Tim Gosling by Tim Gosling |

If you have ever wondered why workplace pension schemes frequently offer limited investment choice and focus on the default fund, the answer is jam, and Sweden.

In setting up pension systems both policymakers and pension schemes looked extensively at both the behavioural economics literature. They tended to take in both experimental and real-world studies. Sheena Iyengar’s work on choice showed that in both a retail environment (the sale of jam) and in pension plan design, offering many choices could discourage people from making a choice. In some cases, with US 401k plans, where investment choice could be a mandatory part of plan design, having to make a choice could put people off joining a pension scheme altogether. These studies are one of the reasons why schemes frequently offer a focused range of funds, in contrast to retail platform providers. From the way newer SIPP consolidators are put together, it looks like they’ve been reading the same papers too.

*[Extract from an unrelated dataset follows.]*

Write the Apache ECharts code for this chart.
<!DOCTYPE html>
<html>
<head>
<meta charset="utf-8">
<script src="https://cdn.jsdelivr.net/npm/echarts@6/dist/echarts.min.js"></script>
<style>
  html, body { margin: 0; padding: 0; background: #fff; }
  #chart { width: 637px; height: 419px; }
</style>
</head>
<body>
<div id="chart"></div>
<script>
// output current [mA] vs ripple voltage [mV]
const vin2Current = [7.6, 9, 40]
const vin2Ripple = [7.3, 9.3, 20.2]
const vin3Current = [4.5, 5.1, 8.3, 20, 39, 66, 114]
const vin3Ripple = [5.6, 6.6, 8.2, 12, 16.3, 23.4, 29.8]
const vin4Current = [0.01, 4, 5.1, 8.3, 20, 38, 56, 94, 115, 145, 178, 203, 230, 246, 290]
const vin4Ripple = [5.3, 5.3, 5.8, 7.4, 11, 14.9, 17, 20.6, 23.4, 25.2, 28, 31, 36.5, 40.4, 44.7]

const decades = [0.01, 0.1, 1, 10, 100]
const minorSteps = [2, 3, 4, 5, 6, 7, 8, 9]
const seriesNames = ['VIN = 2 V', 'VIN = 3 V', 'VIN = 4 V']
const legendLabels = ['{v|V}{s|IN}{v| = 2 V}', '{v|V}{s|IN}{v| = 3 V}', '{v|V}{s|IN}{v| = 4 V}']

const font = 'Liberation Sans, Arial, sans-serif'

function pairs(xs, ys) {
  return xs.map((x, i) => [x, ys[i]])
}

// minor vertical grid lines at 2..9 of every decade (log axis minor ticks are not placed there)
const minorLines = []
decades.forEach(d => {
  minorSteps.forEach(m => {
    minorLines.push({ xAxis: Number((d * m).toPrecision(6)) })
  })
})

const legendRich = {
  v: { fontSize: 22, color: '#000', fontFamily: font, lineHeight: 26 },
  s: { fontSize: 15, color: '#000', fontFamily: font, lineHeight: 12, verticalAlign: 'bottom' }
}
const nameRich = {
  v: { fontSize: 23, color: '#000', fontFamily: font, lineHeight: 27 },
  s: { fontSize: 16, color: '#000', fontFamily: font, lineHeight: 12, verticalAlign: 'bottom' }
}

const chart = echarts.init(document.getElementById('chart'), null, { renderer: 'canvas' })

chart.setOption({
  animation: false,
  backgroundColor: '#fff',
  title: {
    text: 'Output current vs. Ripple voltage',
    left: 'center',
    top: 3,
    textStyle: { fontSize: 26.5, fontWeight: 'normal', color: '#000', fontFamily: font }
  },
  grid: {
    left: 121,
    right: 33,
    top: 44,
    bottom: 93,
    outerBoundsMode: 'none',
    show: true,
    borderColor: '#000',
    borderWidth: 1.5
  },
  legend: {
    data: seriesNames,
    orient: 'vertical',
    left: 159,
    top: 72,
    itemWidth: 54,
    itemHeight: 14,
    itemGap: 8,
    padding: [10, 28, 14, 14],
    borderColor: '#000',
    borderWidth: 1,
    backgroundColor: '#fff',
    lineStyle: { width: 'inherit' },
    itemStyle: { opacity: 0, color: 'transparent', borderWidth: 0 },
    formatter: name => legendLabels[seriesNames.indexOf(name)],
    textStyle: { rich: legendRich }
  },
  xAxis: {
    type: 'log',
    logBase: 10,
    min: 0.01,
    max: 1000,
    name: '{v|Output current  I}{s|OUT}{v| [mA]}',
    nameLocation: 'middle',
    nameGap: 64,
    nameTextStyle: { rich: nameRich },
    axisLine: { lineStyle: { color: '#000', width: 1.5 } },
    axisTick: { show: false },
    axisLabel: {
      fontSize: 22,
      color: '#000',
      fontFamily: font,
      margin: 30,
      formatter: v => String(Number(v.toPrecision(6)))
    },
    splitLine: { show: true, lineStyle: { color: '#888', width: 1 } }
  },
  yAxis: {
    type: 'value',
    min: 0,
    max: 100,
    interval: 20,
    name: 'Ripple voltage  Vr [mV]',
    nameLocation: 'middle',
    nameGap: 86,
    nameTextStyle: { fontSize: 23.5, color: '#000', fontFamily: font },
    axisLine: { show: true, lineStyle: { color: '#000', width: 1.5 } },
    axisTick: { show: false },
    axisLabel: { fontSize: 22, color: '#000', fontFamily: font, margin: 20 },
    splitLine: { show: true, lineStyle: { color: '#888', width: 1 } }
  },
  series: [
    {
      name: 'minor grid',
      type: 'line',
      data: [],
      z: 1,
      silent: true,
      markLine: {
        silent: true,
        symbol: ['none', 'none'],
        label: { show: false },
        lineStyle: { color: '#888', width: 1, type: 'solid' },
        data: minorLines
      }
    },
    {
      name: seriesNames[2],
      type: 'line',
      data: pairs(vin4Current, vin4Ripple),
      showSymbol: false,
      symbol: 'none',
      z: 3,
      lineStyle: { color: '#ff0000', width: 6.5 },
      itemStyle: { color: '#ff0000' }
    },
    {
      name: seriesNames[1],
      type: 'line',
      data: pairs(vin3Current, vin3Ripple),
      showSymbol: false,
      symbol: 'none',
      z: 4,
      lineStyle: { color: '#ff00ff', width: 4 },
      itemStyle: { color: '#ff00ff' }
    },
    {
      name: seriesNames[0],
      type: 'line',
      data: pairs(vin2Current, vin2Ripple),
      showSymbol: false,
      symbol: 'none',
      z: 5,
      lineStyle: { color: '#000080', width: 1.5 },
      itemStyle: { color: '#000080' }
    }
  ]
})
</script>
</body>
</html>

Investment choice for pension savers was initially encouraged

Sweden, meanwhile, is one of the only countries that has deliberately encouraged investment choice in DC. The experiment went badly but did so in a very informative manner. The bulk of Swedish state pension entitlement is a notional DC scheme, run on a pay as you go basis, funded out of taxation. There is a smaller top up scheme, called PPM, which is a funded DC.

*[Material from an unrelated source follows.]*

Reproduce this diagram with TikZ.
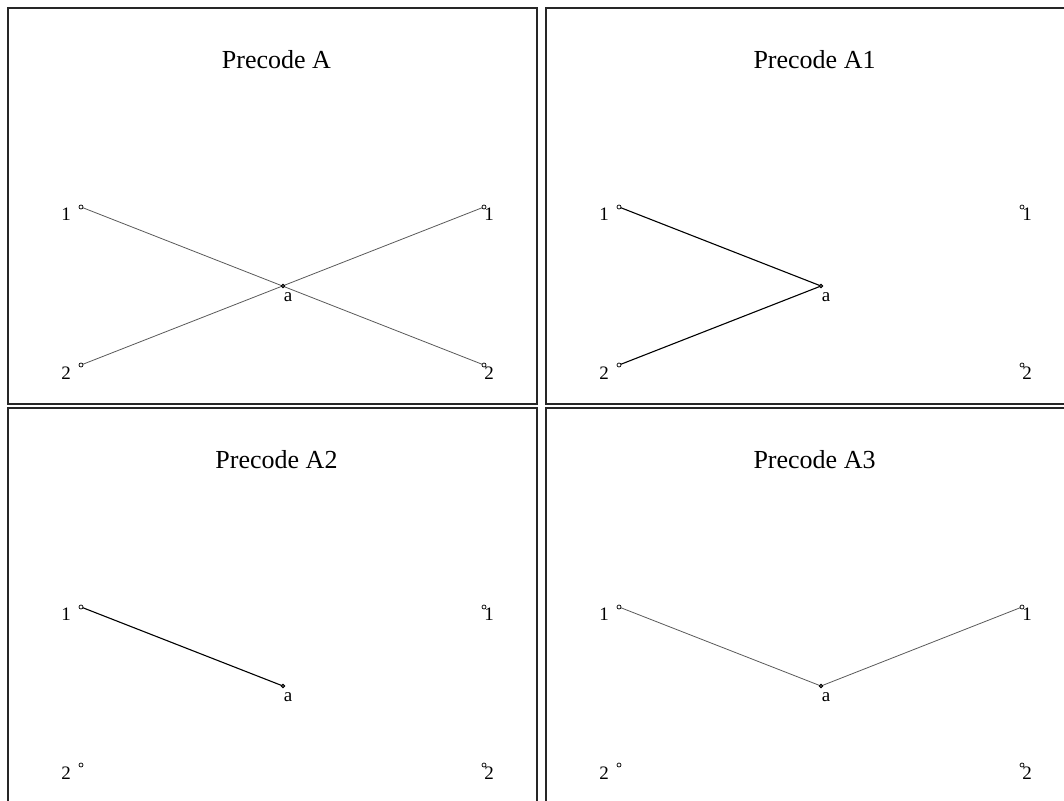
\documentclass[tikz,border=0pt]{standalone}
\usepackage{fontspec}
\setmainfont{Liberation Serif}
\begin{document}
\begin{tikzpicture}[x=1pt,y=-1pt,
  pt/.style={circle,draw=black,fill=white,line width=0.7pt,inner sep=0pt,minimum size=4pt},
  apt/.style={circle,draw=black,fill=black!70,line width=0.7pt,inner sep=0pt,minimum size=3.6pt},
  lbl/.style={inner sep=0pt,font=\fontsize{19}{22}\selectfont},
  ttl/.style={inner sep=0pt,anchor=base,font=\fontsize{26}{30}\selectfont},
  frame/.style={draw=black!85,line width=1.8pt},
  thin/.style={draw=black!65,line width=0.8pt},
  thick/.style={draw=black,line width=1.1pt}]
\useasboundingbox (0,0) rectangle (1064,800);
\clip (0,0) rectangle (1064,800);
% frames
\draw[frame] (8,8) rectangle (537,404);
\draw[frame] (546,8) rectangle (1080,404);
\draw[frame] (8,408) rectangle (537,810);
\draw[frame] (546,408) rectangle (1080,810);

% Panel 1
\node[ttl] (t1) at (276.5,68) {Precode A};
\coordinate (A1L1) at (81,207);
\coordinate (A1L2) at (81,365);
\coordinate (A1R1) at (484,207);
\coordinate (A1R2) at (484,365);
\coordinate (A1a) at (283,286);
\draw[thin] (A1L1) -- (A1R2);
\draw[thin] (A1L2) -- (A1R1);
\node[pt] (n1l1) at (A1L1) {};
\node[pt] (n1l2) at (A1L2) {};
\node[pt] (n1r1) at (A1R1) {};
\node[pt] (n1r2) at (A1R2) {};
\node[apt] (n1a) at (A1a) {};
\node[lbl] (l1l1) at (66,214) {1};
\node[lbl] (l1l2) at (66,373) {2};
\node[lbl] (l1r1) at (489,214) {1};
\node[lbl] (l1r2) at (489,373) {2};
\node[lbl] (l1a) at (288,297) {a};

% Panel 2
\begin{scope}[shift={(538,0)}]
\node[ttl] (t2) at (276.5,68) {Precode A1};
\coordinate (A2L1) at (81,207);
\coordinate (A2L2) at (81,365);
\coordinate (A2R1) at (484,207);
\coordinate (A2R2) at (484,365);
\coordinate (A2a) at (283,286);
\draw[thick] (A2L1) -- (A2a);
\draw[thick] (A2L2) -- (A2a);
\node[pt] (n2l1) at (A2L1) {};
\node[pt] (n2l2) at (A2L2) {};
\node[pt] (n2r1) at (A2R1) {};
\node[pt] (n2r2) at (A2R2) {};
\node[apt] (n2a) at (A2a) {};
\node[lbl] (l2l1) at (66,214) {1};
\node[lbl] (l2l2) at (66,373) {2};
\node[lbl] (l2r1) at (489,214) {1};
\node[lbl] (l2r2) at (489,373) {2};
\node[lbl] (l2a) at (288,297) {a};
\end{scope}

% Panel 3
\begin{scope}[shift={(0,400)}]
\node[ttl] (t3) at (276.5,68) {Precode A2};
\coordinate (A3L1) at (81,207);
\coordinate (A3L2) at (81,365);
\coordinate (A3R1) at (484,207);
\coordinate (A3R2) at (484,365);
\coordinate (A3a) at (283,286);
\draw[thick] (A3L1) -- (A3a);
\node[pt] (n3l1) at (A3L1) {};
\node[pt] (n3l2) at (A3L2) {};
\node[pt] (n3r1) at (A3R1) {};
\node[pt] (n3r2) at (A3R2) {};
\node[apt] (n3a) at (A3a) {};
\node[lbl] (l3l1) at (66,214) {1};
\node[lbl] (l3l2) at (66,373) {2};
\node[lbl] (l3r1) at (489,214) {1};
\node[lbl] (l3r2) at (489,373) {2};
\node[lbl] (l3a) at (288,297) {a};
\end{scope}

% Panel 4
\begin{scope}[shift={(538,400)}]
\node[ttl] (t4) at (276.5,68) {Precode A3};
\coordinate (A4L1) at (81,207);
\coordinate (A4L2) at (81,365);
\coordinate (A4R1) at (484,207);
\coordinate (A4R2) at (484,365);
\coordinate (A4a) at (283,286);
\draw[thin] (A4L1) -- (A4a) -- (A4R1);
\node[pt] (n4l1) at (A4L1) {};
\node[pt] (n4l2) at (A4L2) {};
\node[pt] (n4r1) at (A4R1) {};
\node[pt] (n4r2) at (A4R2) {};
\node[apt] (n4a) at (A4a) {};
\node[lbl] (l4l1) at (66,214) {1};
\node[lbl] (l4l2) at (66,373) {2};
\node[lbl] (l4r1) at (489,214) {1};
\node[lbl] (l4r2) at (489,373) {2};
\node[lbl] (l4a) at (288,297) {a};
\end{scope}
\end{tikzpicture}
\end{document}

At its launch in 2000, the Swedish government not only allowed but encouraged investment choice in the scheme through a nationwide advertising campaign. 456 funds were offered through PPM and 66.8% of those who started saving into PPM in 2000 made an elective investment choice and chose not to use AP7, the default fund.

Outcomes for this group of self-selectors was materially worse. They tended to overweight Swedish stocks and tech stocks (during the end of the dotcom bubble) and critically, tended not to rebalance their portfolios over time. Investors in the AP7 default fund, meanwhile, received better outcomes.

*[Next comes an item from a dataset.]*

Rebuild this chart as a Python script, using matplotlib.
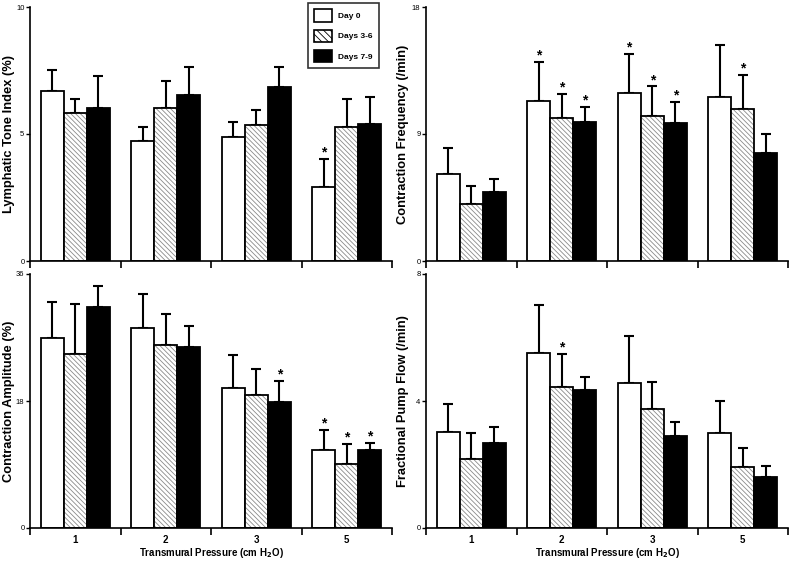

Self-selection of funds was not a success

This case study has been so impactful that it is hard to think of another national DC system that has followed the Swedish route. Indeed, Sweden no longer encourages choice in the same way and has progressively shrunk the number of funds available to PPM savers.

Henrik Cronqvist and Richard Thaler, who wrote the best-known evaluation of PPM in 2004 were implicitly critical of its initial design. But their more recent work also looks at the permanence of nudges in the Swedish system. Essentially, under some circumstances, once people have been “nudged” by a pension system to do something – or not do it – that decision is quite often very long lasting.

Their more recent work shows how PPM investors tend not to react when major events happen that might affect their investments. In 2011 AP7, the PPM default fund, started using leverage in the form of total return swaps. This resulted in much higher returns but also meant that investors were taking much greater risks. This massive change in the risk profile of the fund people had been nudged into, had very little impact on investor behaviour.

Why nudging savers has its limits

They observed something similar with the Allra fraud, which unfolded in Sweden in 2017. Allra, operated a fund in the PPM system. It routed transactions through Malta, where it skimmed the transactions in the process. From a mechanical perspective, there is nothing particularly interesting about this. But from a human perspective, what’s interesting is the under-reaction by Allra’s investors. In the week after the fraud allegations came to light, only 1.4% of the fund’s investors divested. This rose to 16.5% when the fund’s auditor resigned.

PPM continues to provide actionable insights about the risks of encouraging choice and information about how to structure choices when thinking about the design of DC pension funds. Increasingly, it also provides insights about the strengths and weaknesses of policies based on “nudging” people and the responsibilities that attach to policymakers, providers and regulators once someone has been “nudged”. It remains a system to watch for anyone interested in the future of UK DC.